STATED TASK
Give an exact copy of every line, leaving images out.

>> Begin DATA LINES

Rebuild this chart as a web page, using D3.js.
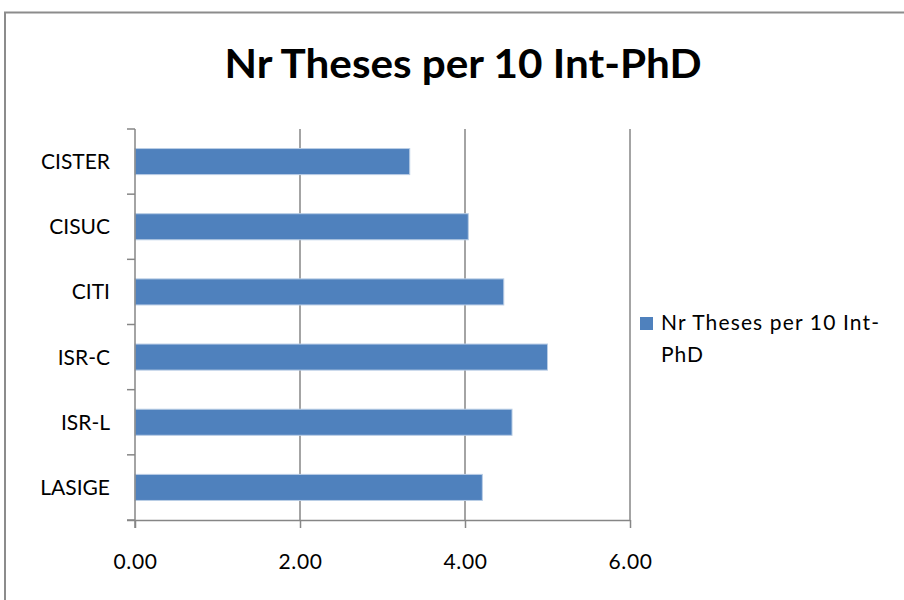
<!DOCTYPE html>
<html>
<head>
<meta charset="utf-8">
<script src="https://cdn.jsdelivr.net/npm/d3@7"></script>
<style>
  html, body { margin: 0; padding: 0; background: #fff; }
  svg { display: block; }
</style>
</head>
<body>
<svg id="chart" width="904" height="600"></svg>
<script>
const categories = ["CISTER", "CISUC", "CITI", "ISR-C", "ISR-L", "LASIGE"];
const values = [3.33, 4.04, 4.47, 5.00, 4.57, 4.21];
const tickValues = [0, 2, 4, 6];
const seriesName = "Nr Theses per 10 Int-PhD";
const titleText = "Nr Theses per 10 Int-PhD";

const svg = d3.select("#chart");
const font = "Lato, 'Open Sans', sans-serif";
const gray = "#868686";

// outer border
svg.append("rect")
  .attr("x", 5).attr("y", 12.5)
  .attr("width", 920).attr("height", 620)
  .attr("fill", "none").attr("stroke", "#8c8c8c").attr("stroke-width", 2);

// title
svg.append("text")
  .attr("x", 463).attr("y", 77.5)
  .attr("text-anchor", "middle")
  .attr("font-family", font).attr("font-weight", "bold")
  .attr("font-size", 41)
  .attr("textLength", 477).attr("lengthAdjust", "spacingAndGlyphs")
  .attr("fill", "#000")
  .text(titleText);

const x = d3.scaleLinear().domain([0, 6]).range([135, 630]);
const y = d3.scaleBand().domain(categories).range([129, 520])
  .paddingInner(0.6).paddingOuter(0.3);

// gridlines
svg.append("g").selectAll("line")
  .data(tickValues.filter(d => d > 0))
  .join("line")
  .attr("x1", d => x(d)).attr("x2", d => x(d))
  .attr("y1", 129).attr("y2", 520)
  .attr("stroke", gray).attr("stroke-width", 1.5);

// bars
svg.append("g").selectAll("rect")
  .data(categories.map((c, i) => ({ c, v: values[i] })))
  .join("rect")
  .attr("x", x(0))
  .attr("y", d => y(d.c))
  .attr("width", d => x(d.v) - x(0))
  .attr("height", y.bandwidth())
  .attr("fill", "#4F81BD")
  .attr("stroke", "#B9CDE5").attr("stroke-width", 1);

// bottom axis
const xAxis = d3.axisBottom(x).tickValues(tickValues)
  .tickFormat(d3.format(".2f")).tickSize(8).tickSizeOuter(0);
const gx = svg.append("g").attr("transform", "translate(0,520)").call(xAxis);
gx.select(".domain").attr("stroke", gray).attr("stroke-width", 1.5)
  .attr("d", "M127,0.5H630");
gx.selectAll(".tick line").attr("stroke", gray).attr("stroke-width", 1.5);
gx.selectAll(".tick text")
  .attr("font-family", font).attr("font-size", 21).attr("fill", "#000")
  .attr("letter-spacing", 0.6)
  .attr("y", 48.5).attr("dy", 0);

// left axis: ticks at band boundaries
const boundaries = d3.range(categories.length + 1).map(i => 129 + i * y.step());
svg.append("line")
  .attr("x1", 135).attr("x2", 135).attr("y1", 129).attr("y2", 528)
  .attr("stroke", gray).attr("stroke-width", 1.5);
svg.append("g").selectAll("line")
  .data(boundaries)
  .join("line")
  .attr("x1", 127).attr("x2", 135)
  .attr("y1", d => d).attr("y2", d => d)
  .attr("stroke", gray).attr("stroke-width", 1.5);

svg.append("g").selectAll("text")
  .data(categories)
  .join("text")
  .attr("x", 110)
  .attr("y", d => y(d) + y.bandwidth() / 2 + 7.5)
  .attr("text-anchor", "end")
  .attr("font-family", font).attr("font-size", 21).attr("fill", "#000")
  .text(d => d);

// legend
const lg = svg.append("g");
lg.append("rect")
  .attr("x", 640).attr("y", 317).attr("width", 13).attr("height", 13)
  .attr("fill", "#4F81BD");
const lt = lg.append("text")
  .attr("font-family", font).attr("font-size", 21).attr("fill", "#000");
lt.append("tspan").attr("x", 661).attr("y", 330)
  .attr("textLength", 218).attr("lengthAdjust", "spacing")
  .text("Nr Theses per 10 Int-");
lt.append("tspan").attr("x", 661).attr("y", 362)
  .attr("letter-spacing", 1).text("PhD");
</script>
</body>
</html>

>> End DATA LINES

OUTPUT FOR THIS EXERCISE
Rebuild this chart as a web page, using D3.js.
<!DOCTYPE html>
<html>
<head>
<meta charset="utf-8">
<script src="https://cdn.jsdelivr.net/npm/d3@7"></script>
<style>
  html, body { margin: 0; padding: 0; background: #fff; }
  svg { display: block; }
</style>
</head>
<body>
<svg id="chart" width="904" height="600"></svg>
<script>
const categories = ["CISTER", "CISUC", "CITI", "ISR-C", "ISR-L", "LASIGE"];
const values = [3.33, 4.04, 4.47, 5.00, 4.57, 4.21];
const tickValues = [0, 2, 4, 6];
const seriesName = "Nr Theses per 10 Int-PhD";
const titleText = "Nr Theses per 10 Int-PhD";

const svg = d3.select("#chart");
const font = "Lato, 'Open Sans', sans-serif";
const gray = "#868686";

// outer border
svg.append("rect")
  .attr("x", 5).attr("y", 12.5)
  .attr("width", 920).attr("height", 620)
  .attr("fill", "none").attr("stroke", "#8c8c8c").attr("stroke-width", 2);

// title
svg.append("text")
  .attr("x", 463).attr("y", 77.5)
  .attr("text-anchor", "middle")
  .attr("font-family", font).attr("font-weight", "bold")
  .attr("font-size", 41)
  .attr("textLength", 477).attr("lengthAdjust", "spacingAndGlyphs")
  .attr("fill", "#000")
  .text(titleText);

const x = d3.scaleLinear().domain([0, 6]).range([135, 630]);
const y = d3.scaleBand().domain(categories).range([129, 520])
  .paddingInner(0.6).paddingOuter(0.3);

// gridlines
svg.append("g").selectAll("line")
  .data(tickValues.filter(d => d > 0))
  .join("line")
  .attr("x1", d => x(d)).attr("x2", d => x(d))
  .attr("y1", 129).attr("y2", 520)
  .attr("stroke", gray).attr("stroke-width", 1.5);

// bars
svg.append("g").selectAll("rect")
  .data(categories.map((c, i) => ({ c, v: values[i] })))
  .join("rect")
  .attr("x", x(0))
  .attr("y", d => y(d.c))
  .attr("width", d => x(d.v) - x(0))
  .attr("height", y.bandwidth())
  .attr("fill", "#4F81BD")
  .attr("stroke", "#B9CDE5").attr("stroke-width", 1);

// bottom axis
const xAxis = d3.axisBottom(x).tickValues(tickValues)
  .tickFormat(d3.format(".2f")).tickSize(8).tickSizeOuter(0);
const gx = svg.append("g").attr("transform", "translate(0,520)").call(xAxis);
gx.select(".domain").attr("stroke", gray).attr("stroke-width", 1.5)
  .attr("d", "M127,0.5H630");
gx.selectAll(".tick line").attr("stroke", gray).attr("stroke-width", 1.5);
gx.selectAll(".tick text")
  .attr("font-family", font).attr("font-size", 21).attr("fill", "#000")
  .attr("letter-spacing", 0.6)
  .attr("y", 48.5).attr("dy", 0);

// left axis: ticks at band boundaries
const boundaries = d3.range(categories.length + 1).map(i => 129 + i * y.step());
svg.append("line")
  .attr("x1", 135).attr("x2", 135).attr("y1", 129).attr("y2", 528)
  .attr("stroke", gray).attr("stroke-width", 1.5);
svg.append("g").selectAll("line")
  .data(boundaries)
  .join("line")
  .attr("x1", 127).attr("x2", 135)
  .attr("y1", d => d).attr("y2", d => d)
  .attr("stroke", gray).attr("stroke-width", 1.5);

svg.append("g").selectAll("text")
  .data(categories)
  .join("text")
  .attr("x", 110)
  .attr("y", d => y(d) + y.bandwidth() / 2 + 7.5)
  .attr("text-anchor", "end")
  .attr("font-family", font).attr("font-size", 21).attr("fill", "#000")
  .text(d => d);

// legend
const lg = svg.append("g");
lg.append("rect")
  .attr("x", 640).attr("y", 317).attr("width", 13).attr("height", 13)
  .attr("fill", "#4F81BD");
const lt = lg.append("text")
  .attr("font-family", font).attr("font-size", 21).attr("fill", "#000");
lt.append("tspan").attr("x", 661).attr("y", 330)
  .attr("textLength", 218).attr("lengthAdjust", "spacing")
  .text("Nr Theses per 10 Int-");
lt.append("tspan").attr("x", 661).attr("y", 362)
  .attr("letter-spacing", 1).text("PhD");
</script>
</body>
</html>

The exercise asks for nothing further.